The nuns investigated the sexual behaviour among the girls and identified those involved, but did not take the next step of asking why this behaviour had happened. They blamed the children for immorality but did not follow up the inquiry as Dr McCabe did. This abuser had been employed in St Joseph’s for 30 years before his activities were revealed, but the 1954 episode was treated as a single episode, and the full extent of the sexual abuse of the children was not established and no attempt was made to do so. Notwithstanding the more progressive attitude the Sisters had towards childcare, they were still unable or unwilling to believe the child who complained about Mr Jacobs. Dr McCabe uncovered the serious sexual abuse going on in St Joseph’s by listening to the children. The attitude of the Sisters appeared to be to blame the children for having been abused by Jacobs, and they sought to have them transferred away from the Institution. No lessons were learned from this incident. The risk that unsupervised access posed to the children, particularly by male employees, was never acknowledged or addressed. No procedures were put in place and no warnings given to staff about listening to children who complained of sexual abuse. This was to have serious consequences less than 20 years later, when two dangerous sexual abusers were employed in the School.
Alleged sexual abuse by a foster family
Annette13 was resident in St Joseph’s, Kilkenny from the early 1950s to the early 1960s. She was three months old when admitted into care.
She described growing up in St Joseph’s as a sad and lonely existence. She was never treated with kindness or respect. The nuns told them they were the children of prostitutes. The staff were cruel. She was often locked up in a cubby hole as a punishment for talking in the dormitory at night, so she learned not to speak. It was a frightening experience, and she was afraid to do anything other than pray to get out. She was often hit with a leather strap.

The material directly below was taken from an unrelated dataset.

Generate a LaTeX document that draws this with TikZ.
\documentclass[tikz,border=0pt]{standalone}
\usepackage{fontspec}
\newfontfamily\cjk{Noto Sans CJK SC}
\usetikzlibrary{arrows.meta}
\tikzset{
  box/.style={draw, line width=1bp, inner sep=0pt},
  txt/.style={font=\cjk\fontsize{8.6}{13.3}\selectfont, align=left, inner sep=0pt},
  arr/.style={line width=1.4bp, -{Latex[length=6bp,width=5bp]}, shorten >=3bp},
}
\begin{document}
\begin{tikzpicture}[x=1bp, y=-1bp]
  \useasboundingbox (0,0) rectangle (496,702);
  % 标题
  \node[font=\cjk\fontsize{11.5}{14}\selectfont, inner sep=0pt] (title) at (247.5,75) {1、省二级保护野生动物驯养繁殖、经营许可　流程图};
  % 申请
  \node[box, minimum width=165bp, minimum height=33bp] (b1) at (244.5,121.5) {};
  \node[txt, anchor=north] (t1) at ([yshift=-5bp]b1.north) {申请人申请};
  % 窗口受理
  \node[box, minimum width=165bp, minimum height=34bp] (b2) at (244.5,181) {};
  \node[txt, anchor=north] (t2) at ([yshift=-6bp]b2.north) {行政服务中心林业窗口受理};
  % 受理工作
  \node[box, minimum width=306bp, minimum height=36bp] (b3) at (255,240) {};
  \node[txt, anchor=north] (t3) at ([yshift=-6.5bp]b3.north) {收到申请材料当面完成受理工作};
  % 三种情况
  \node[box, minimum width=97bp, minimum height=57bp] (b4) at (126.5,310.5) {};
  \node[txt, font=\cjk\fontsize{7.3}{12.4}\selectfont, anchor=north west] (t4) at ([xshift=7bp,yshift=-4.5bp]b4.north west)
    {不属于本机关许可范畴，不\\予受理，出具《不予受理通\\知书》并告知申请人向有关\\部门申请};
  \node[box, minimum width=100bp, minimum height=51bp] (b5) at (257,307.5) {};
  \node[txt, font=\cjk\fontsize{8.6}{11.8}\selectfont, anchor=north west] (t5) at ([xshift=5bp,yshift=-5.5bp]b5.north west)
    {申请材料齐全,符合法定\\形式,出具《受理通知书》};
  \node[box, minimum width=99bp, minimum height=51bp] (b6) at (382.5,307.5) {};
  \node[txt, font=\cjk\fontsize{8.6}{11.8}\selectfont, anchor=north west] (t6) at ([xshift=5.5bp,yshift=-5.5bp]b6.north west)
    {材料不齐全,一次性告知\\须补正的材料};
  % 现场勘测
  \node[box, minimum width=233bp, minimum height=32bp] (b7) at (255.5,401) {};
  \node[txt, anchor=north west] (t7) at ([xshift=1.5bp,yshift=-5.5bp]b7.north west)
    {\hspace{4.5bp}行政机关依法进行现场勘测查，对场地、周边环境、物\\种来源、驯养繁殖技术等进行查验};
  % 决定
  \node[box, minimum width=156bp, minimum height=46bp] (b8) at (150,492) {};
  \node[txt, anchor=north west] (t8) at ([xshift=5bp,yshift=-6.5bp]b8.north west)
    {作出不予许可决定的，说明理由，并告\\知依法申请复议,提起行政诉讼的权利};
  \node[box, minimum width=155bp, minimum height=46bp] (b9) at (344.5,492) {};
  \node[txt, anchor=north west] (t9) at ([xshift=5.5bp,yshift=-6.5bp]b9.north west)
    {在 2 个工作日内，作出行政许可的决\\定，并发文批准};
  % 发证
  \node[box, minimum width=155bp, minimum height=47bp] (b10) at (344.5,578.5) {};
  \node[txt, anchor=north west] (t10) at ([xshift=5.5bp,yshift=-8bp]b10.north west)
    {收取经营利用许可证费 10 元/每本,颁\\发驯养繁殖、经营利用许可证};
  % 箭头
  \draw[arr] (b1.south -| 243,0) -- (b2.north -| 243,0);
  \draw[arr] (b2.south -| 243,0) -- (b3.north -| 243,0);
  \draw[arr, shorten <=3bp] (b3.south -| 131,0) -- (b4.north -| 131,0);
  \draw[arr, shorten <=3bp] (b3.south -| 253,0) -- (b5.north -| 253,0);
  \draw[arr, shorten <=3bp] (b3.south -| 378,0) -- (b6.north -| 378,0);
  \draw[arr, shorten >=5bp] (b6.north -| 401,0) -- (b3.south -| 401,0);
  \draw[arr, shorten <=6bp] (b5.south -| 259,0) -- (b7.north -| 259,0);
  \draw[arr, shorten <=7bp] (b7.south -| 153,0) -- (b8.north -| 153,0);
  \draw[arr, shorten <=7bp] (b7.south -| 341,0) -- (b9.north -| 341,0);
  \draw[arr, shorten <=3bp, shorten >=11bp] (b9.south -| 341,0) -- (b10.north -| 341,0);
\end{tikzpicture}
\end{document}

She was in the ‘red set’, a less favoured group in St Joseph’s. She thought the food was horrendous: she described getting cocoa, and lumpy porridge for breakfast. She never felt full and was always aware of being hungry. She liked school, however, and was a good student.

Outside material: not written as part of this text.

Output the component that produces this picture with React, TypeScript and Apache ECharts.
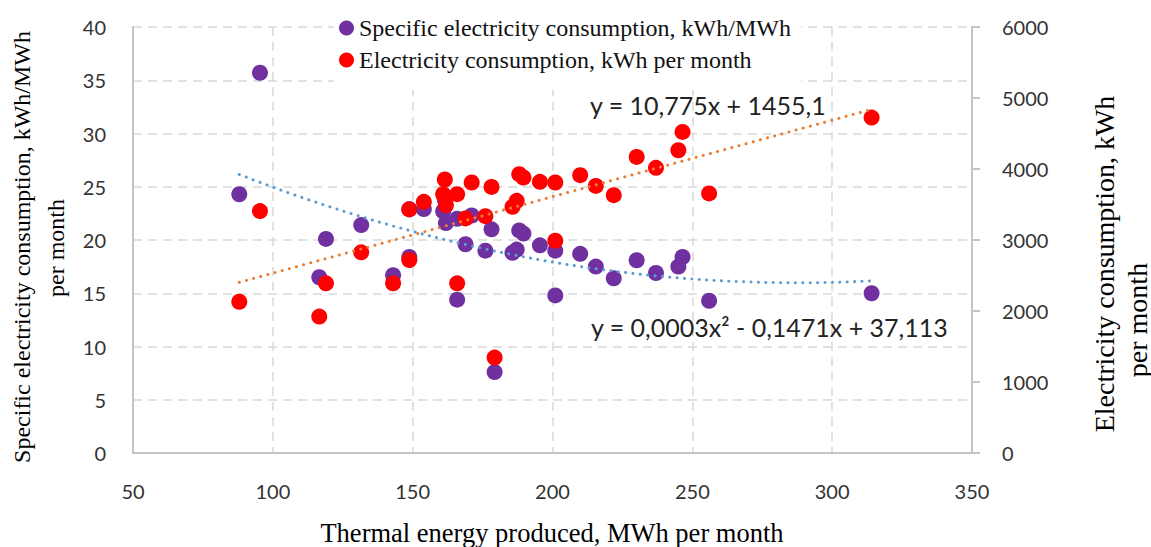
import { useEffect, useRef } from "react";
import * as echarts from "echarts";

// Monthly observations: thermal energy produced (MWh), specific and total electricity use
const thermalEnergy = [
  88.0, 95.4, 116.6, 119.0, 131.6, 143.0, 148.8, 148.8, 154.0, 160.9, 161.5, 161.9,
  165.9, 165.9, 168.9, 171.1, 176.0, 178.2, 179.3, 185.7, 187.2, 188.1, 189.6, 195.5,
  201.0, 201.0, 209.9, 215.5, 221.9, 230.1, 237.0, 245.0, 246.5, 256.0, 314.1,
];
const specificConsumption = [
  24.3, 35.7, 16.5, 20.1, 21.4, 16.7, 18.4, 22.9, 22.9, 22.7, 23.8, 21.6,
  22.0, 14.4, 19.6, 22.3, 19.0, 21.0, 7.6, 18.8, 19.1, 20.9, 20.6, 19.5,
  19.0, 14.8, 18.7, 17.5, 16.4, 18.1, 16.9, 17.5, 18.4, 14.3, 15.0,
];
const electricityConsumption = [
  2131, 3407, 1921, 2390, 2826, 2390, 2718, 3431, 3537, 3646, 3852, 3491,
  3646, 2390, 3304, 3810, 3336, 3748, 1344, 3467, 3552, 3927, 3881, 3819,
  3810, 2989, 3913, 3762, 3632, 4170, 4016, 4264, 4522, 3656, 4724,
];

// Trend lines fitted over the observed range
const trendRange = [88, 314];
const linearCoef = [10.775, 1455.1]; // slope, intercept
const quadCoef = [0.000256, -0.1471, 37.113]; // x², x, constant

const seriesNames = [
  "Specific electricity consumption, kWh/MWh",
  "Electricity consumption, kWh per month",
];

const SERIF = "'Liberation Serif', 'Times New Roman', serif";
const SANS = "Lato, 'Open Sans', sans-serif";

const fmt = (v: number, d: number) => v.toFixed(d).replace(".", ",");

export default function App() {
  const ref = useRef<HTMLDivElement>(null);

  useEffect(() => {
    if (!ref.current) return;
    const chart = echarts.init(ref.current, undefined, { renderer: "svg" });

    const specificPts = thermalEnergy.map((x, i) => [x, specificConsumption[i]]);
    const electricPts = thermalEnergy.map((x, i) => [x, electricityConsumption[i]]);

    const linearPts = trendRange.map((x) => [x, linearCoef[0] * x + linearCoef[1]]);
    const quadPts: number[][] = [];
    for (let x = trendRange[0]; x <= trendRange[1]; x += 2) {
      quadPts.push([x, quadCoef[0] * x * x + quadCoef[1] * x + quadCoef[2]]);
    }

    const linearLabel = `y = ${fmt(linearCoef[0], 3)}x + ${fmt(linearCoef[1], 1)}`;
    const quadLabel = `y = ${fmt(quadCoef[0], 4)}x² - ${fmt(-quadCoef[1], 4)}x + ${fmt(quadCoef[2], 3)}`;

    const gridLine = { show: true, lineStyle: { color: "#d9d9d9", width: 1.5, type: [9, 6] } };
    const axisLine = { show: true, lineStyle: { color: "#c4c4c4", width: 2 } };
    const tickLabel = {
      fontFamily: SANS,
      fontSize: 20,
      color: "#333",
      formatter: (v: number) => String(v),
    };

    const titleText = (
      text: string,
      x: number,
      y: number,
      size: number,
      rotate: boolean
    ) => ({
      type: "text",
      x,
      y,
      rotation: rotate ? Math.PI / 2 : 0,
      z: 100,
      style: {
        text,
        x: 0,
        y: 0,
        align: "center",
        verticalAlign: "middle",
        textAlign: "center",
        textVerticalAlign: "middle",
        fontFamily: SERIF,
        fontSize: size,
        fill: "#000",
      },
    });

    const eqText = (text: string, x: number, y: number) => ({
      type: "text",
      x,
      y,
      z: 100,
      style: {
        text,
        x: 0,
        y: 0,
        align: "left",
        verticalAlign: "middle",
        textAlign: "left",
        textVerticalAlign: "middle",
        fontFamily: SANS,
        fontSize: 25,
        fill: "#222",
      },
    });

    chart.setOption({
      animation: false,
      backgroundColor: "#fff",
      grid: { left: 133, right: 179, top: 27, bottom: 94 },
      legend: {
        data: seriesNames,
        orient: "vertical",
        left: 334,
        top: 12,
        padding: [4, 10, 18, 5],
        itemGap: 8,
        itemWidth: 15,
        itemHeight: 15,
        icon: "circle",
        backgroundColor: "#fff",
        textStyle: { fontFamily: SERIF, fontSize: 24, color: "#111", lineHeight: 24 },
      },
      xAxis: {
        type: "value",
        min: 50,
        max: 350,
        interval: 50,
        axisLine,
        axisTick: { show: false },
        splitLine: gridLine,
        axisLabel: { ...tickLabel, margin: 28 },
      },
      yAxis: [
        {
          type: "value",
          position: "left",
          min: 0,
          max: 40,
          interval: 5,
          axisLine,
          axisTick: { show: false },
          splitLine: gridLine,
          axisLabel: { ...tickLabel, margin: 27 },
        },
        {
          type: "value",
          position: "right",
          min: 0,
          max: 6000,
          interval: 1000,
          axisLine,
          axisTick: { show: true, length: 8, lineStyle: { color: "#c4c4c4", width: 2 } },
          splitLine: { show: false },
          axisLabel: { ...tickLabel, margin: 30 },
        },
      ],
      series: [
        {
          name: seriesNames[0],
          type: "scatter",
          yAxisIndex: 0,
          symbolSize: 16,
          itemStyle: { color: "#7030A0", opacity: 1 },
          data: specificPts,
        },
        {
          name: seriesNames[1],
          type: "scatter",
          yAxisIndex: 1,
          symbolSize: 16,
          itemStyle: { color: "#FF0000", opacity: 1 },
          data: electricPts,
        },
        {
          name: "Poly. trend",
          type: "line",
          yAxisIndex: 0,
          showSymbol: false,
          symbol: "none",
          silent: true,
          lineStyle: { color: "#5B9BD5", width: 3, type: [0.1, 7.3], cap: "round" },
          data: quadPts,
        },
        {
          name: "Linear trend",
          type: "line",
          yAxisIndex: 1,
          showSymbol: false,
          symbol: "none",
          silent: true,
          lineStyle: { color: "#ED7D31", width: 3, type: [0.1, 7.3], cap: "round" },
          data: linearPts,
        },
      ],
      graphic: [
        titleText("Specific electricity consumption, kWh/MWh", 22, 247, 24, true),
        titleText("per month", 56, 248, 24, true),
        titleText("Electricity consumption, kWh", 1104, 264, 28, true),
        titleText("per month", 1137, 320, 28, true),
        titleText("Thermal energy produced, MWh per month", 552, 533, 26.5, false),
        eqText(linearLabel, 590, 105),
        eqText(quadLabel, 591, 327),
      ],
    });

    return () => chart.dispose();
  }, []);

  return (
    <div
      ref={ref}
      style={{ position: "absolute", left: 0, top: 0, width: 1151, height: 547 }}
    />
  );
}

In May 1961, she was released by order of the Minister for Education to Mr and Mrs Lacey.14 She was nine years old. She remembered being sent to the Reverend Mother’s office and there was a couple sitting there. They seemed quite old to her and they were introduced to her as her uncle and aunt. She went out with them for day trips initially, and then she spent a couple of weeks over Christmas. The Sisters asked her how she got along and, at that stage, she thought it was fun being brought to the seaside and given treats. She recalled the food they gave her was very rich and, because they gave her toys, she thought she had landed in heaven.
She testified that, when she was released into the care of the Laceys, things changed. She was sexually abused by Mr Lacey. He built a corrugated shed in the garden which he used solely for the purpose of raping her. He told her it was a playhouse. She believed Mrs Lacey knew what was going on as, after being raped, she told her to have a bath. It happened two or three times a week in various places, wherever they were living at the time, until she managed to ‘get away’ from them at the age of 15.